Will you repeat only the lines from the one with "Generate a Python" through the one with "y_exps = [-3, -2, -1, 0, 1]", both included, leaving every picture out?

--- START DATA FOR THIS TASK ---

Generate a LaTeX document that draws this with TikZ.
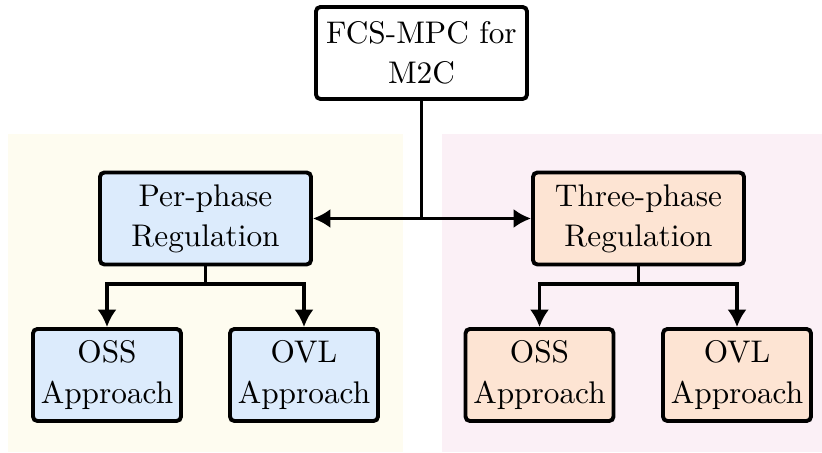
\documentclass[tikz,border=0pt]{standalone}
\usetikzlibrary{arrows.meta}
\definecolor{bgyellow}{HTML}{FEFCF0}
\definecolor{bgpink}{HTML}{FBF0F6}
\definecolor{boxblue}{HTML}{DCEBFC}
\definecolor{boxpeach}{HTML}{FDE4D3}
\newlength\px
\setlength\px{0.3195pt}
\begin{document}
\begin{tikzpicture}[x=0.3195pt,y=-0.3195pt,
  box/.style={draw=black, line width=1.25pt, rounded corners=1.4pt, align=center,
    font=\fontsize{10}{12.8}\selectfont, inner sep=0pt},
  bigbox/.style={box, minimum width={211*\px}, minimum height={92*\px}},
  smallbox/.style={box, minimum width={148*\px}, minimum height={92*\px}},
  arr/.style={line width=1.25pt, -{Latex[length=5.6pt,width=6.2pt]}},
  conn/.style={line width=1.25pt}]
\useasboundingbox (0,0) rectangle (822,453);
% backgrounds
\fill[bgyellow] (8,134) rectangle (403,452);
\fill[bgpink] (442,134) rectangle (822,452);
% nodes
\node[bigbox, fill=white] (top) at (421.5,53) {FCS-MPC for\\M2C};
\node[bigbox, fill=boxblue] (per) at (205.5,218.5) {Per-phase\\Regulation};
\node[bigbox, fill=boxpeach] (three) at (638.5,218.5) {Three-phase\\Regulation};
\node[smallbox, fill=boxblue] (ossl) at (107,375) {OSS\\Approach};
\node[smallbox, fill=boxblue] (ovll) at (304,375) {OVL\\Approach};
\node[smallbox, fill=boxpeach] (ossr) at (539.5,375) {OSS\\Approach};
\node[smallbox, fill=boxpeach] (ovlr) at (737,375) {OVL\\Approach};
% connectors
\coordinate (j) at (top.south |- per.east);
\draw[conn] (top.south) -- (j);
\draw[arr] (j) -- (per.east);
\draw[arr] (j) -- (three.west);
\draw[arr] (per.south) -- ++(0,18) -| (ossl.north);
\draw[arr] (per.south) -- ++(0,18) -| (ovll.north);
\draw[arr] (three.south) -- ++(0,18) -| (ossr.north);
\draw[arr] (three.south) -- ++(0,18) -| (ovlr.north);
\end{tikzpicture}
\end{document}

--- END DATA FOR THIS TASK ---
--- START DATA FOR THIS TASK ---

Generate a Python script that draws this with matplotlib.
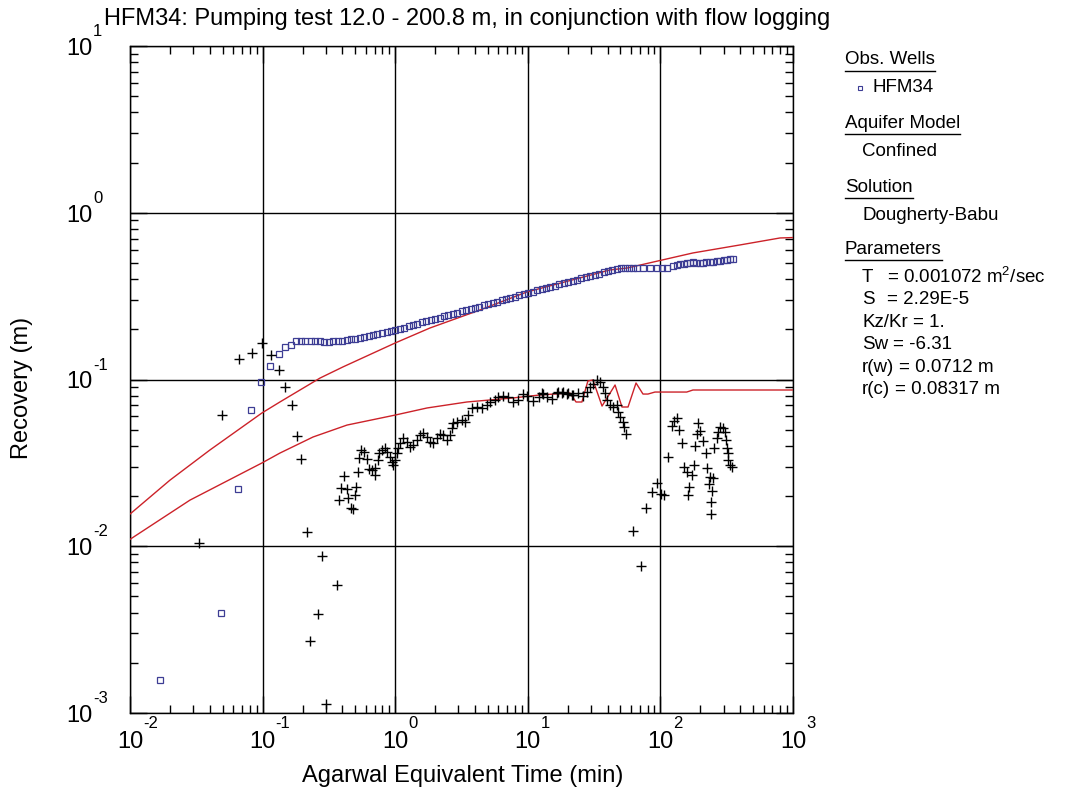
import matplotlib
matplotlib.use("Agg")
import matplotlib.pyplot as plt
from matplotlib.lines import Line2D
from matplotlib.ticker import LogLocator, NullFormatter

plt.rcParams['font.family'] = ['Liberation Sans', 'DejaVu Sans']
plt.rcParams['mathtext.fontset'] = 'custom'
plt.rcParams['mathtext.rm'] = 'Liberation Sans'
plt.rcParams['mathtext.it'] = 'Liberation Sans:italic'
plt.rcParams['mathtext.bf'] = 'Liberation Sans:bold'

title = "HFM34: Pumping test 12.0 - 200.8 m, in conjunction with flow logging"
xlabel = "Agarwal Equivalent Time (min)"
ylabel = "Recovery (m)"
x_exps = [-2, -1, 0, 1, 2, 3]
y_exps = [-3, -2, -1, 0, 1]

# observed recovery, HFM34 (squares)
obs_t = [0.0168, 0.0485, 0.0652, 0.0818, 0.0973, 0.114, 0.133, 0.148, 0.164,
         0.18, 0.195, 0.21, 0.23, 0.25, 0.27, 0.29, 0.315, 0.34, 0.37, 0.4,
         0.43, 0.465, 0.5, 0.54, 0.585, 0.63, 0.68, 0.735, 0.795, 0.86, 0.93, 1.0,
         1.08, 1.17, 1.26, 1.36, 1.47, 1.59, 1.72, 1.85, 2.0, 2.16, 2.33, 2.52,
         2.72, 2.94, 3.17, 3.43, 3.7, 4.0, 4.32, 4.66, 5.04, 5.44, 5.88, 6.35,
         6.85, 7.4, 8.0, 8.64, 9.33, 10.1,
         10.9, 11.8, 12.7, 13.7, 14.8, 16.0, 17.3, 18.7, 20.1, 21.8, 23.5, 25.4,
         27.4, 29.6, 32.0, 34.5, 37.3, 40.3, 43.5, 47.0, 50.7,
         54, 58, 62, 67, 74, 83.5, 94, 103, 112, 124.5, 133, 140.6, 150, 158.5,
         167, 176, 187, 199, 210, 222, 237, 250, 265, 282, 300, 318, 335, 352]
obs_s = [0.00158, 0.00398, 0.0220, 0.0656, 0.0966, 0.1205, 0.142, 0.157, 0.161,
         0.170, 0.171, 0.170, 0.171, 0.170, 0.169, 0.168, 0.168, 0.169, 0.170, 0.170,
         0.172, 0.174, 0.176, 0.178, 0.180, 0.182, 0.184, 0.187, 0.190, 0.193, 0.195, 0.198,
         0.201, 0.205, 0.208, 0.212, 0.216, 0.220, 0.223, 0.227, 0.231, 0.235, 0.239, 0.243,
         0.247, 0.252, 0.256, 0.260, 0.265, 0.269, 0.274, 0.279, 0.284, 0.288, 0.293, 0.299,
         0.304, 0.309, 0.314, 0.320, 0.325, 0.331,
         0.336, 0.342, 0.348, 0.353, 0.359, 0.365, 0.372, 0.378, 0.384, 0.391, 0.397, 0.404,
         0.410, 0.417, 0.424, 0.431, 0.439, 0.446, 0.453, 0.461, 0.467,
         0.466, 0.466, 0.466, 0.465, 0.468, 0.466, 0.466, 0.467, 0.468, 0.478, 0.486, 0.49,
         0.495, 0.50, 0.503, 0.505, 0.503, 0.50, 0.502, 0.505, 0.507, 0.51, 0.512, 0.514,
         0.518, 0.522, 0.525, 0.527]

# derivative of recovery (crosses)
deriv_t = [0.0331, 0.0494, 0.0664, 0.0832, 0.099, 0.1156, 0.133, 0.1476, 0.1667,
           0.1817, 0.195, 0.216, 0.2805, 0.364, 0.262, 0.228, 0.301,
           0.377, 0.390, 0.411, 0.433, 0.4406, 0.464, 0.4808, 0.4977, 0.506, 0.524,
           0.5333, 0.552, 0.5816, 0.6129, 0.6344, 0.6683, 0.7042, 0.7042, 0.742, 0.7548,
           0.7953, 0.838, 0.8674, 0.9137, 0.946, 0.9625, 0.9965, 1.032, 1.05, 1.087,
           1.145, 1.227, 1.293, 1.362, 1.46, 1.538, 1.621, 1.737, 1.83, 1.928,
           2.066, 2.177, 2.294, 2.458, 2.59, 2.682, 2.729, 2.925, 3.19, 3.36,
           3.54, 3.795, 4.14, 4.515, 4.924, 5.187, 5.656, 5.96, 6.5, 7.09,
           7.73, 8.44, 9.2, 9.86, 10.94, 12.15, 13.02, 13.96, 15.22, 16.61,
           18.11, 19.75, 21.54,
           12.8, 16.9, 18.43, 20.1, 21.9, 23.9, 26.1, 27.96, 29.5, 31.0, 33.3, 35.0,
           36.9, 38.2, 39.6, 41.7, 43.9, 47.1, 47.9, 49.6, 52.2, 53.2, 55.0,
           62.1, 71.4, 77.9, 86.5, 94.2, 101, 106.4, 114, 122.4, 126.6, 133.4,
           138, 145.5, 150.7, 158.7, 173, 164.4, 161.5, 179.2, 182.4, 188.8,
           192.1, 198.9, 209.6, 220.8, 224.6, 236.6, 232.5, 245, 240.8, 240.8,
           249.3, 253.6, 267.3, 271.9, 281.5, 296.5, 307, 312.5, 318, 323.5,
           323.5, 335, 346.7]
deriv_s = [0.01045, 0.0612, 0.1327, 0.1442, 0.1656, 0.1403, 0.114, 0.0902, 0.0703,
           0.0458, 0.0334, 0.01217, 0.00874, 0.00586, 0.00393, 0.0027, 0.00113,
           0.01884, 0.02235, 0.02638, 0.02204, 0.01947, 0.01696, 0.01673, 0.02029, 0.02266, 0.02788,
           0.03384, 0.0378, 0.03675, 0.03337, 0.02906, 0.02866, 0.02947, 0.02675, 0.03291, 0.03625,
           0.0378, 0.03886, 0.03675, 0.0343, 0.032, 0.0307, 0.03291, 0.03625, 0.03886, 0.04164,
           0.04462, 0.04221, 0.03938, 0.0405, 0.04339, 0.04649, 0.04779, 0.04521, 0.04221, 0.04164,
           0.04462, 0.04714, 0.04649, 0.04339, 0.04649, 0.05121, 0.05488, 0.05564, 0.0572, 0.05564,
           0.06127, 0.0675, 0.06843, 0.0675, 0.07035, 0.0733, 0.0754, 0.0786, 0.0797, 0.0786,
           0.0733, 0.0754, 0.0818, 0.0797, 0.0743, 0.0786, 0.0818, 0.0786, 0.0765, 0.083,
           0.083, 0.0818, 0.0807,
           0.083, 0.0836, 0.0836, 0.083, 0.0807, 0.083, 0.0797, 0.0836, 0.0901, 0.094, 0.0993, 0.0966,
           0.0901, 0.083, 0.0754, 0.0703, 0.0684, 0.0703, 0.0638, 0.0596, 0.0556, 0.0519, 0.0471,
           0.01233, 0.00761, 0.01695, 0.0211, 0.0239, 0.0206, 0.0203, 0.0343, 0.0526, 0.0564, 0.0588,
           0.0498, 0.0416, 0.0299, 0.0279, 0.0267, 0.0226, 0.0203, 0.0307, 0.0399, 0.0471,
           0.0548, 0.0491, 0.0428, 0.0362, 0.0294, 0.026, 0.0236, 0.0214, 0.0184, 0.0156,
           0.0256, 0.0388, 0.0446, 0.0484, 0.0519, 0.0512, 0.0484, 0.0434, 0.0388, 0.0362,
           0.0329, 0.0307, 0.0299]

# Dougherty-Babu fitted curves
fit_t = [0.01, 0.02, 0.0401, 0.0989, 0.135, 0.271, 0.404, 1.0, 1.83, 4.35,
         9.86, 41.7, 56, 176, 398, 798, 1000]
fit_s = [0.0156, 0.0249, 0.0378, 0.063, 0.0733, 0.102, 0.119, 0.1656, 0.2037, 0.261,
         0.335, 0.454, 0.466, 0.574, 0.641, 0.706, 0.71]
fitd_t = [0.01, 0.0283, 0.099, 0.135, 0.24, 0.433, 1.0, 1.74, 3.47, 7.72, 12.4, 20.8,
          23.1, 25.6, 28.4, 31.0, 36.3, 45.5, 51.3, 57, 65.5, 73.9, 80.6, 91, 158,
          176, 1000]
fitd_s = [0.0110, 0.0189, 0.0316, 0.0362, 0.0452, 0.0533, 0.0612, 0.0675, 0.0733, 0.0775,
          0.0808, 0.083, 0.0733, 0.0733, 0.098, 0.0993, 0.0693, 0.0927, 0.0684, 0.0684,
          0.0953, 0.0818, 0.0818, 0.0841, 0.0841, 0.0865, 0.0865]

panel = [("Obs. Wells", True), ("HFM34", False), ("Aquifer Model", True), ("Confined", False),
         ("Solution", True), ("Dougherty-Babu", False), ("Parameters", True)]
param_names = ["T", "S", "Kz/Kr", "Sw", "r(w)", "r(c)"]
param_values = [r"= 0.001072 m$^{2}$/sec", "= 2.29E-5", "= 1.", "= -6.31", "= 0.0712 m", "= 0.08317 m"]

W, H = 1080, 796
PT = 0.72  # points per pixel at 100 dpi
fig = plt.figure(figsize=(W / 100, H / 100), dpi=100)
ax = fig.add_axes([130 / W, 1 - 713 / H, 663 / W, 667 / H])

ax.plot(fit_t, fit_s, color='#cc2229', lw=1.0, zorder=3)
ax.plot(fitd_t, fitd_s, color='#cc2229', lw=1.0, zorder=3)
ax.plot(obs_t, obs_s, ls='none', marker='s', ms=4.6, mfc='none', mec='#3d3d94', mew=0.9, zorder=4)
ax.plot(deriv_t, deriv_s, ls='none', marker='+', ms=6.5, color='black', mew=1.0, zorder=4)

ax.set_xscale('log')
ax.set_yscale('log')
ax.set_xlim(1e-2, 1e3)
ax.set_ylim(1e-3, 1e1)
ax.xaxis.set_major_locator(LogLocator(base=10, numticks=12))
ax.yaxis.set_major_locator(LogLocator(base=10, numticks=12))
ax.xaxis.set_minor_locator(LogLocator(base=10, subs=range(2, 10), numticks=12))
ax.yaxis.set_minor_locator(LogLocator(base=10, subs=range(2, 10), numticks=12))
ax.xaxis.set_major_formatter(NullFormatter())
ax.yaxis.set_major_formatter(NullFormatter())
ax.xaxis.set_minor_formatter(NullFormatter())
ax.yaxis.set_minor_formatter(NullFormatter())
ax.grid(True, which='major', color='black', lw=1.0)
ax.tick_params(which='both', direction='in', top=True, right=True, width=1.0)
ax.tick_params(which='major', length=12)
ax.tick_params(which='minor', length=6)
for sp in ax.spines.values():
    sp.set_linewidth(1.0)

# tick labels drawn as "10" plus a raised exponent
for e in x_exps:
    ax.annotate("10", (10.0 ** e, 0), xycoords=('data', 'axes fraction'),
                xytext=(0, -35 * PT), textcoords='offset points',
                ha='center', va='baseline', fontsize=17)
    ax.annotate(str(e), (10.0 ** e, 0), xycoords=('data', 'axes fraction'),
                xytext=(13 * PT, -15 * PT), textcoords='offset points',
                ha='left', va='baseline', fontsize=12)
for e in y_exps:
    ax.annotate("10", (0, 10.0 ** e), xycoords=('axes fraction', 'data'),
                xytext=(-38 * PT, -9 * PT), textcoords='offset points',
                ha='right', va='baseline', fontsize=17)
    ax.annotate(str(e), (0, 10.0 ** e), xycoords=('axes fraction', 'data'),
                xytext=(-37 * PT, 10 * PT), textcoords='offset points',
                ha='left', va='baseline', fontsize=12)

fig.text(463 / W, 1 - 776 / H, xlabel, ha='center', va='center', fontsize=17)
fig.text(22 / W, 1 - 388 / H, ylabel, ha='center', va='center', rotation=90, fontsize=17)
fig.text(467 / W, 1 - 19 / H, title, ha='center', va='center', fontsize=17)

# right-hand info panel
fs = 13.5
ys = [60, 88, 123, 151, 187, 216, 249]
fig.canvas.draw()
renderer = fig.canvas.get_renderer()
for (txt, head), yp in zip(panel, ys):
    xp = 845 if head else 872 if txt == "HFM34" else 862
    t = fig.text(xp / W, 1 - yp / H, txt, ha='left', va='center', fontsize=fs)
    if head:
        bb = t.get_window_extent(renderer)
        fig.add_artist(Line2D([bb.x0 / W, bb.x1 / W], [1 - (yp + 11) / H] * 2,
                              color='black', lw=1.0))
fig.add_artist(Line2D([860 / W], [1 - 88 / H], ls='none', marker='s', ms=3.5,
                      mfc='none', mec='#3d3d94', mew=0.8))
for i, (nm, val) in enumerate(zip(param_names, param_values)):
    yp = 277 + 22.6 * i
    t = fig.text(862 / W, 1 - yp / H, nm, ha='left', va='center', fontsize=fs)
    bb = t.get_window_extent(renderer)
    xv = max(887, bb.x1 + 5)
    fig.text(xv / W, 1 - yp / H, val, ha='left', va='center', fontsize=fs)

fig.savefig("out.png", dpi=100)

--- END DATA FOR THIS TASK ---

THE RESPONSE.
Generate a Python script that draws this with matplotlib.
import matplotlib
matplotlib.use("Agg")
import matplotlib.pyplot as plt
from matplotlib.lines import Line2D
from matplotlib.ticker import LogLocator, NullFormatter

plt.rcParams['font.family'] = ['Liberation Sans', 'DejaVu Sans']
plt.rcParams['mathtext.fontset'] = 'custom'
plt.rcParams['mathtext.rm'] = 'Liberation Sans'
plt.rcParams['mathtext.it'] = 'Liberation Sans:italic'
plt.rcParams['mathtext.bf'] = 'Liberation Sans:bold'

title = "HFM34: Pumping test 12.0 - 200.8 m, in conjunction with flow logging"
xlabel = "Agarwal Equivalent Time (min)"
ylabel = "Recovery (m)"
x_exps = [-2, -1, 0, 1, 2, 3]
y_exps = [-3, -2, -1, 0, 1]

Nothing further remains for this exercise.